The highset timber school buildings with open web steel floor trusses (Blocks A, B and F) are good, intact examples of their type, demonstrating the incorporation of trusses into school designs to enable unimpeded play space under the classrooms. The buildings retain their: highset character with exposed trusses under; timber-framed construction; gable roof; north-facing verandahs for circulation; large banks of south-facing timber-framed awning windows, with centre-pivoting fanlights; and early classroom widths.

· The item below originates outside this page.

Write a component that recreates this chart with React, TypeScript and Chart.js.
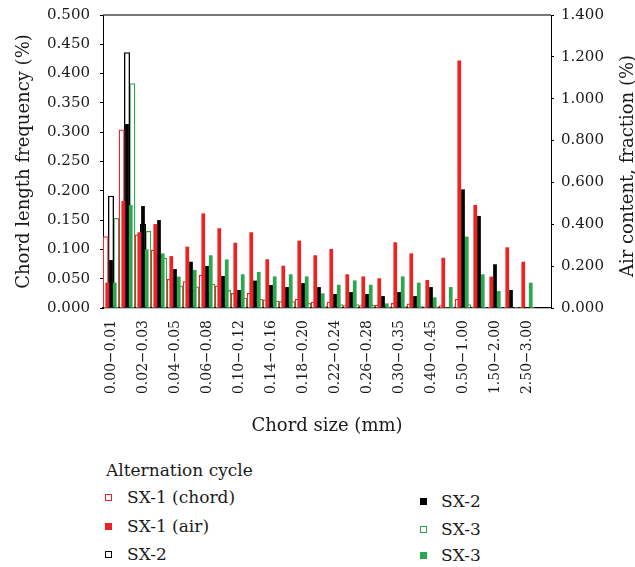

The Highset Timber Teaching Building with semi-enclosed stair (Block E) demonstrates the principal characteristics of its type. These include its: highset character with covered play space under; timber-framed construction; gable roof; north-facing verandah for circulation; timber-framed glazed screens semi-enclosing verandah ends; large banks of south-facing timber-framed awning windows, with fanlights; early classroom widths and its understorey bracing walls, concrete posts, toilet partitions, and timber seating.

Block C is an intact example of a highset timber school building with timber floor truss standard type, varied to be lowset. Block C demonstrates the principal characteristics of the type, including its: timber-framed construction; gable roof; north-facing verandah for circulation; large banks of south-facing timber-framed awning windows; north-facing clerestory windows; and early classroom widths.

The place has a strong or special association with a particular community or cultural group for social, cultural or spiritual reasons.

Yeppoon State School has a strong and ongoing association with past and present pupils, parents, staff members, and the surrounding community through sustained use since its establishment in 1885. With over 130 years of association with the Yeppoon community, and over 60 years of operation from its current site, the establishment of the school reflected the post-war population boom of the area, which resulted in a strong community demand for state-run education. The place is important for its contribution to the educational development of Yeppoon, with generations of children taught at the school, and has served as a prominent venue for social interaction and community focus. The strength of association is demonstrated through repeated local volunteer action, donations, and an active Parents and Citizens Association.